Generations and the Fourth Turning by William Strauss & Neil Howe

There are several reasons, in fact. First, as Neil Howe, the co-author of the influential demographic study Generations and The Fourth Turning suggests, aging is a key element. Americans who were in the workforce long past typical retirement age of 65 dropped out—or were forced out. The labor force participation rate of the group age 65-75 hovers at 30%, but predictably drops by two-thirds after age 75. And, as Howe would note, the year 2021 marked the point when the first large cohort of that Boomer generation hits 75. One could predict that labor force participation by that key group will begin to decline, not recover, from here on out.

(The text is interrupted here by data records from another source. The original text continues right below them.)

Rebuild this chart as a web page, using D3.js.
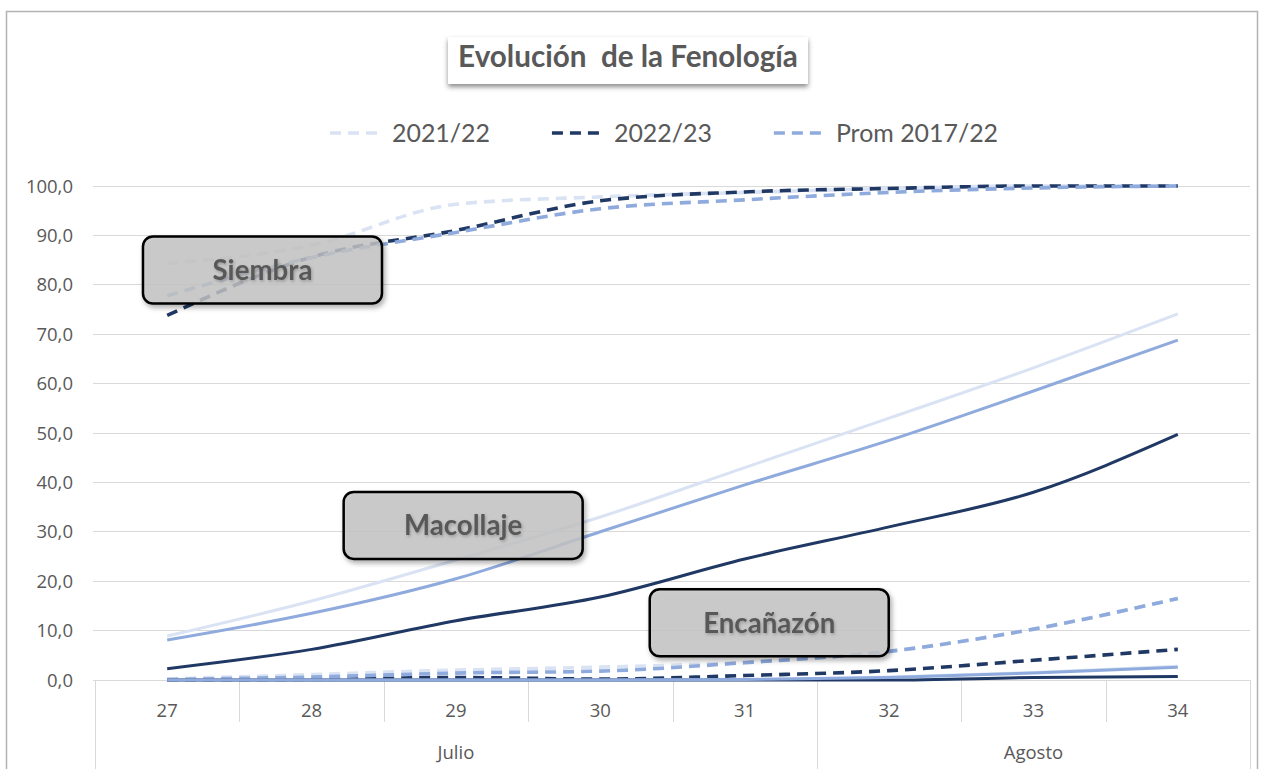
<!DOCTYPE html>
<html><head><meta charset="utf-8">
<script src="https://cdn.jsdelivr.net/npm/d3@7"></script>
<style>body{margin:0;background:#fff;overflow:hidden} svg{display:block}</style>
</head><body><svg id="c" width="1262" height="769"></svg>
<script>
// ---------- DATA ----------
const weeks = ["27","28","29","30","31","32","33","34"];
const monthNames = ["Julio","Agosto"];
const monthFirstWeek = ["27","32"];
const monthLastWeek = ["31","34"];
const yTicks = [0,10,20,30,40,50,60,70,80,90,100];
const seriesNames = ["2021/22","2022/23","Prom 2017/22"];
const titleText = "Evolución  de la Fenología";

// Siembra (dashed)
const siembra2122 = [84.3, 88.0, 96.3, 97.8, 98.7, 99.5, 100, 100];
const siembra2223 = [73.8, 85.6, 91.0, 97.0, 98.8, 99.5, 100, 100];
const siembraProm = [77.8, 85.5, 90.6, 95.4, 97.2, 98.7, 99.6, 100];
// Macollaje (solid)
const macollaje2122 = [8.9, 16.0, 24.3, 33.0, 43.0, 53.0, 63.2, 74.1];
const macollaje2223 = [2.3, 6.2, 12.0, 16.8, 24.5, 31.0, 38.0, 49.7];
const macollajeProm = [8.1, 13.5, 20.5, 30.0, 39.5, 48.5, 58.5, 68.8];
// Encañazón (dashed)
const encanazon2122 = [0.2, 1.1, 2.0, 2.6, 3.6, 5.8, 10.3, 16.5];
const encanazon2223 = [0.0, 0.1, 0.5, 0.2, 0.9, 1.9, 4.0, 6.2];
const encanazonProm = [0.1, 0.6, 1.4, 1.8, 3.5, 5.8, 10.3, 16.5];
// Fase siguiente (solid, sin rótulo)
const fase4_2122 = [0, 0, 0, 0, 0.1, 0.6, 1.5, 2.8];
const fase4_2223 = [0, 0, 0, 0, 0, 0, 0.5, 0.7];
const fase4Prom  = [0, 0, 0, 0, 0.1, 0.5, 1.4, 2.6];

// Annotation labels: position as (week index, value)
const annotLabels = ["Siembra","Macollaje","Encañazón"];
const annotWeekIdx = [0.66, 2.05, 4.17];
const annotValue = [83.0, 31.3, 11.6];

// ---------- STYLE ----------
const colors = ["#dae3f3","#203864","#8faadc"];
const txt = "#595959";
const grid = "#d9d9d9";

const svg = d3.select("#c");
const defs = svg.append("defs");
const sh = defs.append("filter").attr("id","shadow").attr("x","-20%").attr("y","-30%").attr("width","150%").attr("height","180%");
sh.append("feDropShadow").attr("dx",2).attr("dy",3).attr("stdDeviation",2.5).attr("flood-color","#000").attr("flood-opacity",0.35);
const tsh = defs.append("filter").attr("id","tshadow").attr("x","-10%").attr("y","-30%").attr("width","130%").attr("height","170%");
tsh.append("feDropShadow").attr("dx",1).attr("dy",1.5).attr("stdDeviation",1.5).attr("flood-color","#000").attr("flood-opacity",0.25);
const ttl = defs.append("filter").attr("id","tbox").attr("x","-10%").attr("y","-30%").attr("width","130%").attr("height","180%");
ttl.append("feDropShadow").attr("dx",0).attr("dy",3).attr("stdDeviation",2.5).attr("flood-color","#000").attr("flood-opacity",0.45);

function fitSize(str, family, weight, target, base) {
  const t = svg.append("text").attr("font-family",family).attr("font-weight",weight)
    .attr("font-size",base).style("white-space","pre").text(str);
  const w = t.node().getComputedTextLength(); t.remove();
  return base*target/w;
}

// frame
svg.append("rect").attr("x",6.5).attr("y",11.5).attr("width",1251).attr("height",800)
  .attr("fill","#fff").attr("stroke","#b3b3b3").attr("stroke-width",1.5);

// scales
const x = d3.scaleBand().domain(weeks).range([95,1250]).padding(0);
const bw = x.bandwidth();
const cx = w => x(w) + bw/2;
const xi = i => x.range()[0] + (i+0.5)*bw;
const y = d3.scaleLinear().domain([0,100]).range([680,186]);

// gridlines & y labels
const yFont = "Open Sans";
svg.append("g").selectAll("line").data(yTicks).join("line")
  .attr("x1",93).attr("x2",1250).attr("y1",d=>y(d)).attr("y2",d=>y(d))
  .attr("stroke",grid).attr("stroke-width",1).attr("shape-rendering","crispEdges");
const fmt = d3.format(".1f");
svg.append("g").selectAll("text").data(yTicks).join("text")
  .attr("x",73).attr("y",d=>y(d)+6.5).attr("text-anchor","end")
  .attr("font-family",yFont).attr("font-size",18.5).attr("fill",txt)
  .text(d=>fmt(d).replace(".",","));

// x axis category boundaries
const monthBounds = new Set();
monthFirstWeek.forEach(w=>monthBounds.add(Math.round(x(w))));
monthLastWeek.forEach(w=>monthBounds.add(Math.round(x(w)+bw)));
const bounds = weeks.map(w=>x(w)).concat([x(weeks[weeks.length-1])+bw]);
svg.append("g").selectAll("line").data(bounds).join("line")
  .attr("x1",d=>Math.round(d)+0.5).attr("x2",d=>Math.round(d)+0.5)
  .attr("y1",680).attr("y2",d=>monthBounds.has(Math.round(d))?769:722)
  .attr("stroke",grid).attr("stroke-width",1);
svg.append("g").selectAll("text").data(weeks).join("text")
  .attr("x",cx).attr("y",717).attr("text-anchor","middle")
  .attr("font-family",yFont).attr("font-size",18.5).attr("fill",txt).text(d=>d);
svg.append("g").selectAll("text").data(monthNames).join("text")
  .attr("x",(d,i)=>(x(monthFirstWeek[i]) + x(monthLastWeek[i]) + bw)/2).attr("y",759)
  .attr("text-anchor","middle").attr("font-family",yFont).attr("font-size",18.5).attr("fill",txt).text(d=>d);

// lines
const line = d3.line().x((d,i)=>cx(weeks[i])).y(d=>y(d)).curve(d3.curveMonotoneX);
const phases = [
  {vals:[siembra2122,siembra2223,siembraProm], dash:true},
  {vals:[macollaje2122,macollaje2223,macollajeProm], dash:false},
  {vals:[encanazon2122,encanazon2223,encanazonProm], dash:true},
  {vals:[fase4_2122,fase4_2223,fase4Prom], dash:false}
];
const lg = svg.append("g");
phases.forEach(p=>{
  p.vals.forEach((v,k)=>{
    lg.append("path").datum(v).attr("d",line).attr("fill","none")
      .attr("stroke",colors[k]).attr("stroke-width",p.dash?3.6:3)
      .attr("stroke-dasharray",p.dash?"11,7":null).attr("stroke-linejoin","round");
  });
});

// annotation boxes
const boxW = 239, boxH = 67;
const annFont = "Lato";
const annSize = fitSize("Siembra", annFont, 700, 100, 20);
annotLabels.forEach((lab,i)=>{
  const bx = xi(annotWeekIdx[i]), by = y(annotValue[i]);
  svg.append("rect").attr("x",bx-boxW/2).attr("y",by-boxH/2).attr("width",boxW).attr("height",boxH)
    .attr("rx",10).attr("fill","#c6c6c6").attr("fill-opacity",0.8)
    .attr("stroke","#000").attr("stroke-width",2.5).attr("filter","url(#shadow)");
  svg.append("text").attr("x",bx).attr("y",by+annSize*0.36).attr("text-anchor","middle")
    .attr("font-family",annFont).attr("font-weight",700).attr("font-size",annSize)
    .attr("fill",txt).attr("filter","url(#tshadow)").text(lab);
});

// title
const titleFont = "Lato";
const tSize = fitSize(titleText, titleFont, 700, 340, 24);
svg.append("rect").attr("x",448).attr("y",37).attr("width",360).attr("height",47)
  .attr("fill","#fff").attr("filter","url(#tbox)");
svg.append("text").attr("x",628).attr("y",67).attr("text-anchor","middle")
  .attr("font-family",titleFont).attr("font-weight",700).attr("font-size",tSize)
  .attr("fill",txt).style("white-space","pre").text(titleText);

// legend
const legFont = "Lato";
const legSize = fitSize("2021/22", legFont, 400, 98, 24);
let sx = 330;
seriesNames.forEach((nm,k)=>{
  svg.append("line").attr("x1",sx).attr("x2",sx+50).attr("y1",133).attr("y2",133)
    .attr("stroke",colors[k]).attr("stroke-width",3.6).attr("stroke-dasharray","11,7");
  const t = svg.append("text").attr("x",sx+62).attr("y",133+legSize*0.36)
    .attr("font-family",legFont).attr("font-size",legSize).attr("fill",txt).text(nm);
  sx = sx + 62 + t.node().getComputedTextLength() + 62;
});
</script></body></html>
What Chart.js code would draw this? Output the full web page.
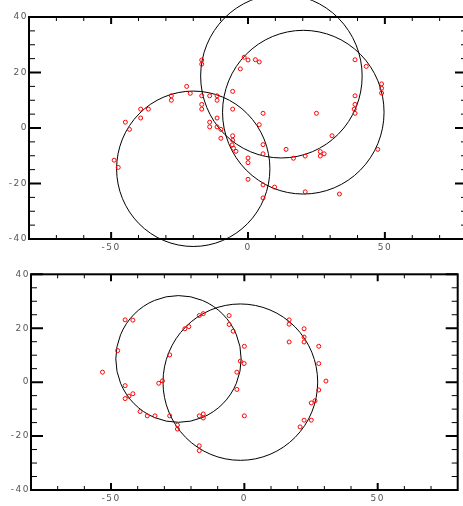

This is, of course, an issue in all countries. Every major developed country, and almost all of the undeveloped countries except Muslim nations, are showing steady declines in birth rates. Virtually everywhere, including China (where the average age will be above that of the U.S. within a year), are below replacement rates and have been for a while. This means far fewer younger potential employees coming into the market.

For America, this means that as the Bureau of Labor Statistics admits, aging itself becomes a factor in labor force participation and by 2030 will drop by roughly 2% per year toward a shockingly low projection of 169 million in the 2020 workforce. In 2019 there were 157.5 million in the workforce—an increase of 15 million since just 2012. So the rate of growth has slowed down dramatically. (Put another way, if the 2012-2019 projections held, the U.S. would be looking at a workforce of nearly 180 million by 2030).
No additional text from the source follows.